- Almost one in four Zambians say they use social media (24%) and/or the Internet (22%) “every day” to get news (Figure 1).
- A slim majority (51%) of Zambians say unrestricted access to the Internet and social media should be protected, vs. just 34% who would prefer to see access regulated by the government (Figure 2).
- Among Zambians who have heard of social media, a majority see both positive and negative effects of these digital platforms, including that they make people more informed about current events (91%) and help them have more impact on political processes (74%) but also that they make them more likely to believe false news (76%) and more intolerant of people who hold different views (61%) (Figure 4).
- Overall, half (49%) of citizens familiar with social media believe that it has a positive impact on society; only about half as many (24%) see its impact in a negative light (Figure 5).
- Most Zambians (80%) say politicians and political parties “sometimes” or “often” spread information that they know is false. About six in 10 blame fake news on government officials and social media users (61% each) (Figure 6).

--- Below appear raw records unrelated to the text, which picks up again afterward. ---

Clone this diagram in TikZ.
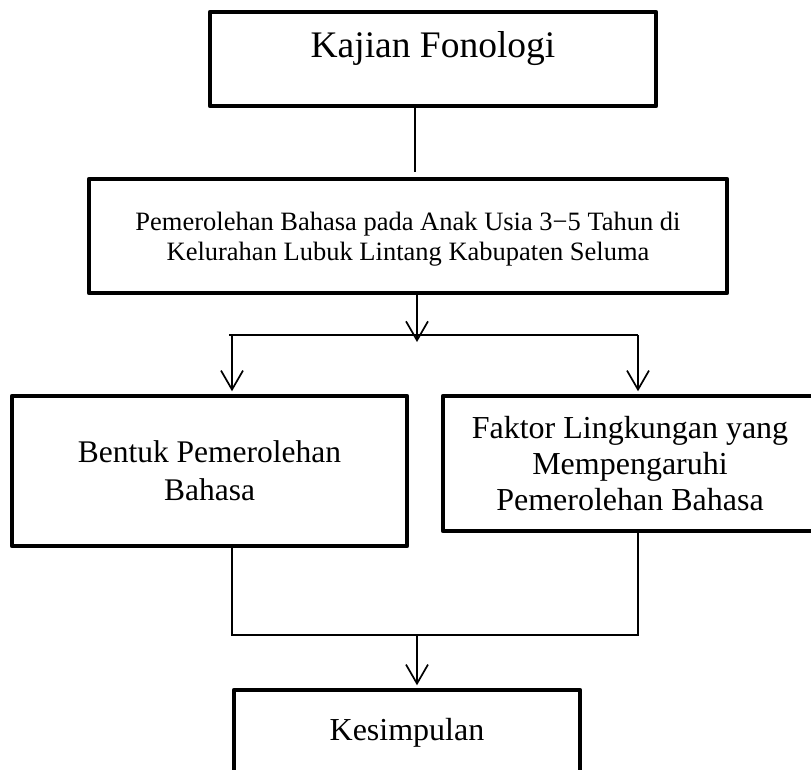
\documentclass[tikz,border=0pt]{standalone}
\usepackage{fontspec}
\setmainfont{Liberation Serif}
\usetikzlibrary{arrows.meta,calc}
\begin{document}
\begin{tikzpicture}[x=1pt,y=-1pt,
  box/.style={draw,line width=4.5pt,line join=round,inner sep=0pt,align=center},
  conn/.style={line width=1.7pt},
  arr/.style={conn,-{Straight Barb[length=19pt,width=22pt]},shorten >=2.5pt}]
\useasboundingbox (0,0) rectangle (811,769);
\clip (0,0) rectangle (811,769);

\node[box,minimum width=446pt,minimum height=94pt,font=\fontsize{37.5}{42}\selectfont,text height=25pt,text depth=29pt] (b1) at (433,59) {Kajian Fonologi};
\node[box,minimum width=638pt,minimum height=114pt,font=\fontsize{26.5}{30}\selectfont] (b2) at (408,236) {\rule{0pt}{24pt}Pemerolehan Bahasa pada Anak Usia 3−5 Tahun di\\Kelurahan Lubuk Lintang Kabupaten Seluma};
\node[box,minimum width=395pt,minimum height=150pt,font=\fontsize{31.5}{38}\selectfont] (b3) at (209.5,471) {Bentuk Pemerolehan\\Bahasa};
\node[box,minimum width=374pt,minimum height=135pt,font=\fontsize{32}{36}\selectfont] (b4) at (630,463.5) {Faktor Lingkungan yang\\Mempengaruhi\\Pemerolehan Bahasa};
\node[box,minimum width=346pt,minimum height=85pt,font=\fontsize{32}{38}\selectfont] (b5) at (407,732.5) {Kesimpulan};

% top connector
\coordinate (t1) at (415,172);
\draw[conn] (b1.south -| t1) -- (t1);

% split
\coordinate (s1) at (417,344.5);
\draw[arr] (b2.south -| s1) -- (s1);
\coordinate (hl) at (229,335);
\coordinate (hr) at (638,335);
\coordinate (la) at (232,335);
\draw[conn] (hl) -- (hr);
\draw[arr] (la) -- (la |- b3.north);
\draw[arr] (hr) -- (hr |- b4.north);

% merge
\coordinate (jl) at (232,635);
\coordinate (jr) at (638,635);
\coordinate (jm) at (417,635);
\draw[conn] (b3.south -| jl) -- (jl) -- (jr) -- (b4.south -| jr);
\draw[arr] (jm) -- (jm |- b5.north);
\end{tikzpicture}
\end{document}
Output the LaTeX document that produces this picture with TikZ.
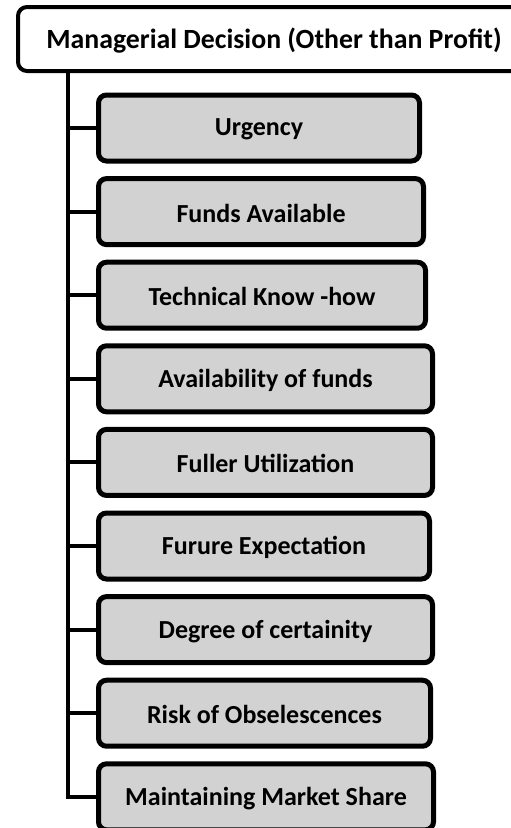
\documentclass[tikz,border=0pt]{standalone}
\usepackage{fontspec}
\setmainfont{Carlito}
\begin{document}
\begin{tikzpicture}[x=1pt,y=-1pt,
  topbox/.style={draw=black,line width=4pt,rounded corners=9pt,fill=white,minimum width=512pt,minimum height=64pt,inner sep=0pt},
  itembox/.style={draw=black,line width=5pt,rounded corners=8pt,fill=boxgray,minimum height=66pt,inner sep=0pt},
  conn/.style={draw=black,line width=4pt},
  lbl/.style={font=\fontsize{26}{30}\selectfont\bfseries}
]
\definecolor{boxgray}{RGB}{210,210,210}
\useasboundingbox (0,0) rectangle (511,828);
\clip (0,0) rectangle (511,828);
\node[topbox] (top) at (274,39) {};
\node[font=\fontsize{27.8}{32}\selectfont\bfseries] (toptxt) at (274,41) {Managerial Decision (Other than Profit)};
\coordinate (trunk) at (68,73);
\node[itembox,minimum width=321pt] (b1) at (259,128) {};
\node[itembox,minimum width=325pt] (b2) at (261,211.6) {};
\node[itembox,minimum width=327pt] (b3) at (262,295.2) {};
\node[itembox,minimum width=334pt] (b4) at (265.5,378.8) {};
\node[itembox,minimum width=334pt] (b5) at (265.5,462.4) {};
\node[itembox,minimum width=331pt] (b6) at (264,546) {};
\node[itembox,minimum width=334pt] (b7) at (265.5,629.6) {};
\node[itembox,minimum width=332pt] (b8) at (264.5,713.2) {};
\node[itembox,minimum width=335pt] (b9) at (266,796.8) {};
\node[lbl] (t1) at ([yshift=-1.5pt]b1) {Urgency};
\node[lbl] (t2) at ([yshift=-1.5pt]b2) {Funds Available};
\node[lbl] (t3) at ([yshift=-1.5pt]b3) {Technical Know -how};
\node[lbl] (t4) at ([yshift=-1.5pt]b4) {Availability of funds};
\node[lbl] (t5) at ([yshift=-1.5pt]b5) {Fuller Utilization};
\node[lbl] (t6) at ([yshift=-1.5pt]b6) {Furure Expectation};
\node[lbl] (t7) at ([yshift=-1.5pt]b7) {Degree of certainity};
\node[lbl] (t8) at ([yshift=-1.5pt]b8) {Risk of Obselescences};
\node[lbl] (t9) at ([yshift=-1.5pt]b9) {Maintaining Market Share};
\path[conn] (trunk) |- (b9.west);
\foreach \i in {1,...,8} {\path[conn] (trunk |- b\i.west) -- (b\i.west);}
\end{tikzpicture}
\end{document}
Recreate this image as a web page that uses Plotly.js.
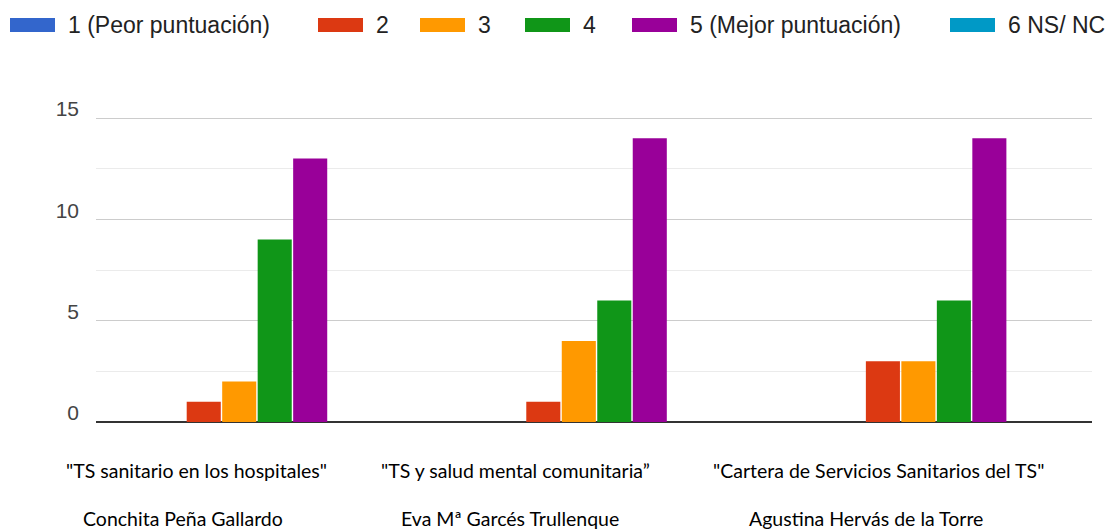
<!DOCTYPE html>
<html>
<head>
<meta charset="utf-8">
<script src="https://cdn.plot.ly/plotly-3.0.1.min.js"></script>
<style>html,body{margin:0;padding:0;background:#fff;}#chart{width:1109px;height:529px;}</style>
</head>
<body>
<div id="chart"></div>
<script>
const categories = ["Charla 1", "Charla 2", "Charla 3"];
const talkTitles = ['"TS sanitario en los hospitales"', '"TS y salud mental comunitaria\u201D', '"Cartera de Servicios Sanitarios del TS"'];
const speakers = ["Conchita Peña Gallardo", "Eva Mª Garcés Trullenque", "Agustina Hervás de la Torre"];
const seriesNames = ["1 (Peor puntuación)", "2", "3", "4", "5 (Mejor puntuación)", "6 NS/ NC"];
const score1 = [0, 0, 0];
const score2 = [1, 1, 3];
const score3 = [2, 4, 3];
const score4 = [9, 6, 6];
const score5 = [13, 14, 14];
const score6 = [0, 0, 0];
const yTicks = [0, 5, 10, 15];

const colors = ["#3366cc", "#dc3912", "#ff9900", "#109618", "#990099", "#0099c6"];
const allScores = [score1, score2, score3, score4, score5, score6];

const W = 1109, H = 529;
const M = {l: 96, r: 17, t: 117, b: 107};
const PW = W - M.l - M.r, PH = H - M.t - M.b;
const px2x = p => (p - M.l) / PW;
const px2y = p => (H - M.b - p) / PH;

const traces = allScores.map((vals, i) => ({
  type: "bar",
  name: seriesNames[i],
  x: [0, 1, 2],
  y: vals,
  marker: {color: colors[i]},
  hoverinfo: "y+name",
  showlegend: false
}));

const annotations = [];
const shapes = [];
const titleCx = [196, 515, 878];
const nameCx = [183, 510, 866];
talkTitles.forEach((t, i) => annotations.push({
  text: t, xref: "paper", yref: "paper", x: px2x(titleCx[i]), y: px2y(470),
  xanchor: "center", yanchor: "middle", showarrow: false,
  font: {family: "Lato, sans-serif", size: 19.5, color: "#000"}
}));
speakers.forEach((t, i) => annotations.push({
  text: t, xref: "paper", yref: "paper", x: px2x(nameCx[i]), y: px2y(518),
  xanchor: "center", yanchor: "middle", showarrow: false,
  font: {family: "Lato, sans-serif", size: 19.5, color: "#000"}
}));

// legend (drawn as swatches + labels)
const swatchLeft = [10, 318, 420, 525, 632, 950];
seriesNames.forEach((nm, i) => {
  shapes.push({
    type: "rect", xref: "paper", yref: "paper", layer: "above",
    x0: px2x(swatchLeft[i]), x1: px2x(swatchLeft[i] + 45),
    y0: px2y(32), y1: px2y(18),
    fillcolor: colors[i], line: {width: 0}
  });
  annotations.push({
    text: nm, xref: "paper", yref: "paper",
    x: px2x(swatchLeft[i] + 56), y: px2y(25),
    xanchor: "left", yanchor: "middle", showarrow: false,
    font: {family: "Liberation Sans, Arial, sans-serif", size: 23, color: "#222"}
  });
});

const layout = {
  width: W, height: H,
  margin: M,
  paper_bgcolor: "#fff", plot_bgcolor: "#fff",
  font: {family: "Liberation Sans, Arial, sans-serif", size: 22, color: "#444"},
  barmode: "group",
  bargap: 0.373,
  bargroupgap: 0.04,
  showlegend: false,
  xaxis: {
    range: [-0.474, 2.459],
    showticklabels: false, showgrid: false, zeroline: false,
    showline: false, ticks: "", fixedrange: true
  },
  yaxis: {
    range: [0, 15.05],
    tickvals: yTicks, ticktext: yTicks.map(String),
    showgrid: true, gridcolor: "#cccccc", gridwidth: 1,
    minor: {dtick: 2.5, showgrid: true, gridcolor: "#ebebeb", gridwidth: 1},
    zeroline: true, zerolinecolor: "#333333", zerolinewidth: 1.5,
    showline: false, ticks: "", ticklabelstandoff: 16, ticklabelshift: -9,
    tickfont: {family: "Liberation Sans, Arial, sans-serif", size: 21, color: "#444"},
    fixedrange: true
  },
  shapes: shapes,
  annotations: annotations
};

Plotly.newPlot("chart", traces, layout, {displayModeBar: false, staticPlot: true});
</script>
</body>
</html>
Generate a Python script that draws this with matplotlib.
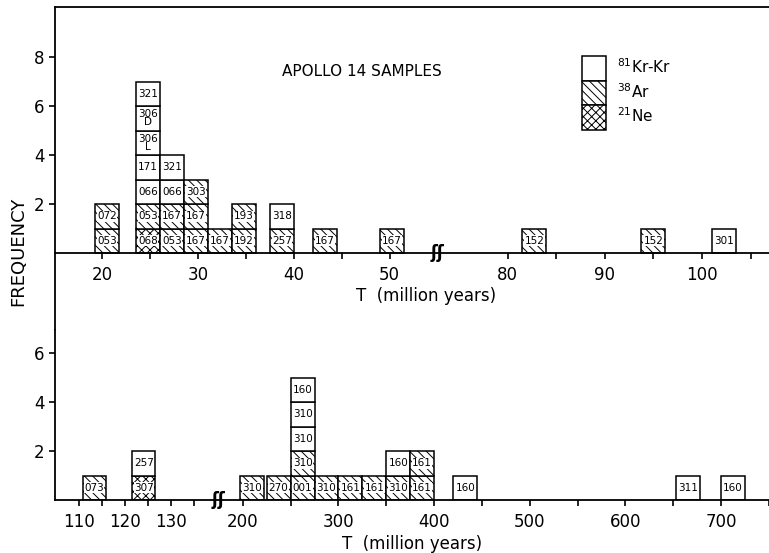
import numpy as np
import matplotlib
matplotlib.use('Agg')
import matplotlib.pyplot as plt
from matplotlib.patches import Rectangle

plt.rcParams.update({
    'font.family': 'DejaVu Sans',
    'hatch.linewidth': 0.7,
    'axes.linewidth': 1.3,
    'xtick.major.width': 1.2,
    'xtick.minor.width': 1.2,
    'ytick.major.width': 1.2,
    'xtick.major.size': 4,
    'xtick.minor.size': 4,
    'ytick.major.size': 4,
})

# Data: bin centres (T, million years) and stacked samples, bottom to top
top_t = [20.5, 24.75, 27.25, 29.75, 32.25, 34.75, 38.75, 43.25, 50.25, 82.75, 95.0, 102.25]
top_samples = [['053', '072'],
               ['068', '053', '066', '171', '306\nL', '306\nD', '321'],
               ['053', '167', '066', '321'],
               ['167', '167', '303'],
               ['167'], ['192', '193'], ['257', '318'], ['167'], ['167'],
               ['152'], ['152'], ['301']]
top_kinds = [['Ar', 'Ar'],
             ['Ne', 'Ar', 'Kr', 'Kr', 'Kr', 'Kr', 'Kr'],
             ['Ar', 'Ar', 'Kr', 'Kr'],
             ['Ar', 'Ar', 'Ar'],
             ['Ar'], ['Ar', 'Ar'], ['Ar', 'Kr'], ['Ar'], ['Ar'],
             ['Ar'], ['Ar'], ['Kr']]

bot_t = [113.2, 124.0, 210.0, 237.5, 262.5, 287.5, 312.5, 337.5, 362.5, 387.5, 432.5, 665.0, 712.5]
bot_samples = [['073'], ['307', '257'], ['310'], ['270'],
               ['001', '310', '310', '310', '160'],
               ['310'], ['161'], ['161'], ['310', '160'], ['161', '161'],
               ['160'], ['311'], ['160']]
bot_kinds = [['Ar'], ['Ne', 'Kr'], ['Ar'], ['Ar'],
             ['Ar', 'Ar', 'Kr', 'Kr', 'Kr'],
             ['Ar'], ['Ar'], ['Ar'], ['Ar', 'Kr'], ['Ar', 'Ar'],
             ['Kr'], ['Kr'], ['Kr']]

top_major = [20, 30, 40, 50, 80, 90, 100]
top_minor = [25, 35, 45, 85, 95, 105]
bot_major = [110, 120, 130, 200, 300, 400, 500, 600, 700]
bot_minor = [115, 125, 135, 250, 350, 450, 550, 650, 750]

hatches = {'Kr': None, 'Ar': '\\' * 4, 'Ne': 'xxxx'}
legend_labels = [r'$^{81}$Kr-Kr', r'$^{38}$Ar', r'$^{21}$Ne']


def broken_scale(x0, lo_end, hi_start, s1, s2):
    cut = (lo_end - x0) * s1

    def fwd(x):
        x = np.asarray(x, float)
        return (np.minimum(x, lo_end) - x0) * s1 + (np.maximum(x, hi_start) - hi_start) * s2

    def inv(p):
        p = np.asarray(p, float)
        return np.where(p <= cut, p / s1 + x0, hi_start + (p - cut) / s2)
    return fwd, inv


def draw_stacks(ax, ts, samples, kinds, width_of):
    for t, labs, kds in zip(ts, samples, kinds):
        w = width_of(t)
        for lvl, (lab, k) in enumerate(zip(labs, kds)):
            ax.bar(t, 1, bottom=lvl, width=w, facecolor='white', edgecolor='black',
                   linewidth=1.1, hatch=hatches[k])
            ax.text(t, lvl + 0.5, lab, ha='center', va='center', fontsize=7.5,
                    linespacing=0.8,
                    bbox=dict(facecolor='white', edgecolor='none', pad=0.3))


fig = plt.figure(figsize=(7.69, 5.53), dpi=100)
ax1 = fig.add_axes([0.072, 0.4033, 0.928, 0.584])
ax2 = fig.add_axes([0.072, 0.0958, 0.928, 0.3075])

# top panel
ax1.set_xscale('function', functions=broken_scale(15.1, 55.0, 72.8, 9.56, 9.7))
ax1.set_xlim(15.1, 106.9)
ax1.set_ylim(-3.14, 10.04)
draw_stacks(ax1, top_t, top_samples, top_kinds, lambda t: 2.5)
ax1.spines['right'].set_visible(False)
ax1.spines['bottom'].set_position(('data', 0))
ax1.set_xticks(top_major, [str(v) for v in top_major])
ax1.set_xticks(top_minor, minor=True)
ax1.set_yticks([2, 4, 6, 8])
ax1.tick_params(axis='x', which='both', direction='out', labelsize=12, pad=5)
ax1.tick_params(axis='x', which='minor', labelbottom=False)
ax1.tick_params(axis='y', labelsize=12, pad=4)
ax1.text(55.0, 0, 'ʃʃ', ha='center', va='center', fontsize=12, fontweight='bold')
ax1.text(0.43, 0.80, 'APOLLO 14 SAMPLES', transform=ax1.transAxes,
         ha='center', va='center', fontsize=11)
ax1.text(0.52, 0.105, 'T  (million years)', transform=ax1.transAxes,
         ha='center', va='center', fontsize=12)

# legend boxes
bw, bh = 24 / 713, 24.5 / 323
for i, k in enumerate(['Kr', 'Ar', 'Ne']):
    y0 = 0.848 - (i + 1) * bh
    ax1.add_patch(Rectangle((0.738, y0), bw, bh, transform=ax1.transAxes,
                            facecolor='white', edgecolor='black', linewidth=1.1,
                            hatch=hatches[k]))
    ax1.text(0.787, y0 + bh * 0.55, legend_labels[i], transform=ax1.transAxes,
             ha='left', va='center', fontsize=11)

# bottom panel
ax2.set_xscale('function', functions=broken_scale(104.8, 140.1, 174.1, 4.65, 0.966))
ax2.set_xlim(104.8, 742)
ax2.set_ylim(0, 6.94)
draw_stacks(ax2, bot_t, bot_samples, bot_kinds, lambda t: 5 if t < 150 else 25)
ax2.spines['right'].set_visible(False)
ax2.spines['top'].set_visible(False)
ax2.set_xticks(bot_major, [str(v) for v in bot_major])
ax2.set_xticks(bot_minor, minor=True)
ax2.set_yticks([2, 4, 6])
ax2.tick_params(axis='x', which='both', direction='out', labelsize=12, pad=5)
ax2.tick_params(axis='y', labelsize=12, pad=4)
ax2.text(140.1, 0, 'ʃʃ', ha='center', va='center', fontsize=12, fontweight='bold')
ax2.set_xlabel('T  (million years)', fontsize=12, labelpad=3)

fig.text(0.024, 0.545, 'FREQUENCY', rotation=90, ha='center', va='center', fontsize=13)

fig.savefig('out.png', dpi=100)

A majority of Zambians say social media and the Internet help people be better citizens, and unrestricted access to them should be protected, the latest Afrobarometer survey shows.
Among Zambians who are familiar with social media, most say it has both positive effects, such as keeping citizens informed, and negative effects, such as making them more likely to believe false information. Overall, positive assessments of social media’s impact on society outnumber negative assessments by 2-to-1.
As for who spreads fake news – via social media or any other media outlet – most Zambians blame politicians and political parties.